Has anyone read about this "Quickie Immigration Clearance" program the Mexican government has put into effect for tourists at some airports? Sounds like a plus to help international tourism. Don't want to put the link to the article because it would be "unsolicited" and I might be chastised by the powers that be.


----------



## Longford (May 25, 2012)

diablita said:


> Has anyone read about this "Quickie Immigration Clearance" program the Mexican government has put into effect for tourists at some airports? Sounds like a plus to help international tourism. Don't want to put the link to the article because it would be "unsolicited" and I might be chastised by the powers that be.


Why mention the issue, if you're not willing to provide more/better information? Your comment about "unsolicited" is, IMO, based on a misunderstanding of what the Moderators explained the rules to cover. 

Here's a link to an article you may have been referring to: http://www.huffingtonpost.com/bob-schulman/mexico-debuts-quickie-imm_b_7520038.html

And here's another link, to the program website (in English): http://www.viajeroconfiable.inm.gob.mx/index.php/home/


----------



## sparks (Jun 17, 2007)

I will

Mexico Debuts Quickie Immigration Clearance for Some Arrivals at Popular Airports | Bob Schulman


----------



## Longford (May 25, 2012)

The program is currently available for use at: Cancun, San Jose del Cabo, and Mexico City.


----------



## sparks (Jun 17, 2007)

So it's basically for frequent flyers and not Visa related


----------



## Longford (May 25, 2012)

sparks said:


> So it's basically for frequent flyers and not Visa related


It's similar to the program in the USA which benefits, primarily, people who frequently fly .. so yes, your comment is on-point. At the most congested airports people from the USA fly-into in Mexico ... it will speed-up the clearance process quite a bit ... especially so, as the article points-out, it's expected that flights to Mexico and the number of tourists is expected to jump in the next year or two as existing limits on flights apparently will be lifted/changed. Mexican citizens/residents who travel frequently will benefit as well.
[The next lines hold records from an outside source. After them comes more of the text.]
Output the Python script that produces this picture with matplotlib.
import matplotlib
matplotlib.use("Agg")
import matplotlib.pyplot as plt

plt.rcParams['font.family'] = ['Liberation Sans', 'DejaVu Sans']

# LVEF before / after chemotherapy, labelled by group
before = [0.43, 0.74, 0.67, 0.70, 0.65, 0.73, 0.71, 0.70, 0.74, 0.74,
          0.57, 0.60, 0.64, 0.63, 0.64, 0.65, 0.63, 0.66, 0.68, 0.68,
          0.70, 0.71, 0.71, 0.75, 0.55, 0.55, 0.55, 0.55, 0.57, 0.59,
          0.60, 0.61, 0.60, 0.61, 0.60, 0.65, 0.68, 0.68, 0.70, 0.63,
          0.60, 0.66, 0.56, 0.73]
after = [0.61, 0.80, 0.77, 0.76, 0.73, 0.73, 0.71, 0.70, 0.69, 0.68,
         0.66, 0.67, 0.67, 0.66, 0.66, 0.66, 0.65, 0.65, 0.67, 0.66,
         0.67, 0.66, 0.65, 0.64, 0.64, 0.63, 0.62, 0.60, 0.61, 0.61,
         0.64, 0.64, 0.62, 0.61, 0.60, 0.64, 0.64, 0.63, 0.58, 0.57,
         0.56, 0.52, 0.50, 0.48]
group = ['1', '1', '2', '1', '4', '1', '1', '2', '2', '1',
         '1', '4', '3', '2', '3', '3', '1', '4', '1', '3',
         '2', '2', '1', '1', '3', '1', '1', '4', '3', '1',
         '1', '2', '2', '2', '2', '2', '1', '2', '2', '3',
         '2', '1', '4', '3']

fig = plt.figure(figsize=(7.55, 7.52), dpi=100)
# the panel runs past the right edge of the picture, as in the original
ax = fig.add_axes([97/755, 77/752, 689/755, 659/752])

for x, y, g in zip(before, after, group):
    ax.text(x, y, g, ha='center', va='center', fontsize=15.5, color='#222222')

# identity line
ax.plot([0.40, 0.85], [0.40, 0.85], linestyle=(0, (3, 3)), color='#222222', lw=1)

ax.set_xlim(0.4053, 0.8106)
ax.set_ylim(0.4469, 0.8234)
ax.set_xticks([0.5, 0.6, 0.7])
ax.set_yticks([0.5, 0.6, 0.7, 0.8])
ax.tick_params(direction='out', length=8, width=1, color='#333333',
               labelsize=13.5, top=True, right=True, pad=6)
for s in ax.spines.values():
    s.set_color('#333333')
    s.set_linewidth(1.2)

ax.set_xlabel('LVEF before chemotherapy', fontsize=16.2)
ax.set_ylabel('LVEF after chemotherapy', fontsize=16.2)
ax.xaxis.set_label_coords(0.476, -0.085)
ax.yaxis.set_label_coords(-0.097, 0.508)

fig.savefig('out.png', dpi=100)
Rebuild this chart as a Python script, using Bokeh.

From the Mexican government website:



> Kiosks will be located in the immigration entry area of the airports, for members to scan their passport and fingerprints and complete the electronic immigration form. For foreigners, kiosks will provide the immigration form ensuring their legal status in the country.


----------



## NoVaDamer (Mar 10, 2012)

*Mexican version of US Global Entry*

in fact, US citizens already enrolled in GE automatically qualify (with a fee, of course) for the Mexican Program. We have GE, and while I agree it primarily benefits frequent flyers, its worth considering if you fly at least once a year to/from the US. For the $100 GE fee (good for 5 years), you get expedited passage through both US customs and immigration, and you are automatically enrolled in TSA's precheck program, which means you get through airport security without opening your bags, taking off your belt/shoes, putting your liquids in little bags and showing them, etc.
When we fly through Houston and DC, back-n-forth to Mexico, we save about 1 hour on each entry/exit leg, and avoid the worst hassles imo.
I look forward to signing up for the Mexican program when it rolls out in GDL, which should be soon, or perhaps manana.


----------



## SirRon (Nov 4, 2014)

i am lucky with permanent resident status,I pick the line that's shortest, i also still picked the shortest line even when i didn't have my rp card, spoke in english and played dumb, they just stamp the passport send me on there way


----------